New DA parliamentarian Makashule Gana, one of the party’s three deputy federal chairpersons, cruised through the process. “It’s the responsibility that excites me - not only the responsibility to the four million who voted for us, but everyone in South Africa. I accept this responsibility with both hands.”
But there was little comment on the DA parliamentary leadership race for which he reportedly is standing.
“I firmly believe members must ask you to stand. I’m not in Cape Town, saying ‘look at me, I’m a leader’,” Gana said.
DA national spokesman Mmusi Maimane reportedly was similarly reluctant to comment on this looming matter for which many say he is a shoo-in because of his reported backing from DA leader Helen Zille.
At the registration points the mood was jovial, with many returning MPs greeting each other. Bodyguards milled around as ministers, who are back on the list of MPs, registered themselves.
Parliamentary staff were on hand to welcome and direct everyone.
It was hoped all 400 incoming MPs would have gone through the system by Tuesday night. However, stragglers would have up until an hour before Wednesday morning’s swearing-in ceremony to get themselves registered.
Meanwhile, the ANC announced on Tuesday that Baleka Mbete returns as Speaker of the National Assembly, a post she left after four years to become deputy president in late 2008 under then president Kgalema Motlanthe.
Her return as National Assembly presiding officer is politically important: for the first time since 2007 a Speaker will also hold a top ANC party office as Mbete remains as the governing party’s national chairwoman.

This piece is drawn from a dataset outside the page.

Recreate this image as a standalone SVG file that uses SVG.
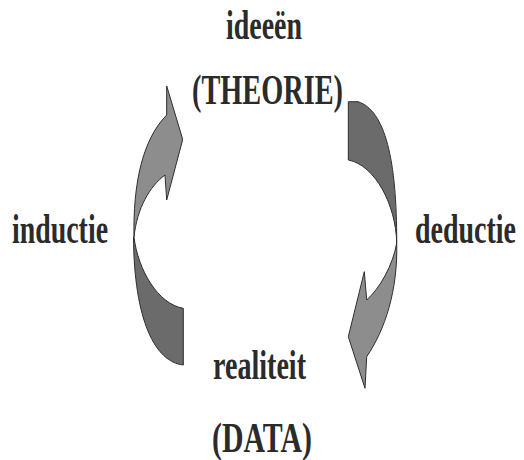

Following the first ANC parliamentary caucus meeting on Tuesday, ANC secretary-general Gwede Mantashe also announced Mbete’s deputy would be Lechesa Tsenoli, who previously served as co-operative governance minister.
And he announced Reserve Bank governor and ex-labour minister Tito Mboweni looks set to remain in business since he’s withdrawn from taking up his parliamentary seat, apparently at the 11th hour.
Mboweni, whose election to the ANC national executive committee in 2012 was widely seen as a return to the political and governance arena, more recently was speculated to be in the running to become finance minister.
On Tuesday, Mantashe confirmed that Mboweni had officially informed the party of his withdrawal, but declined to give reasons.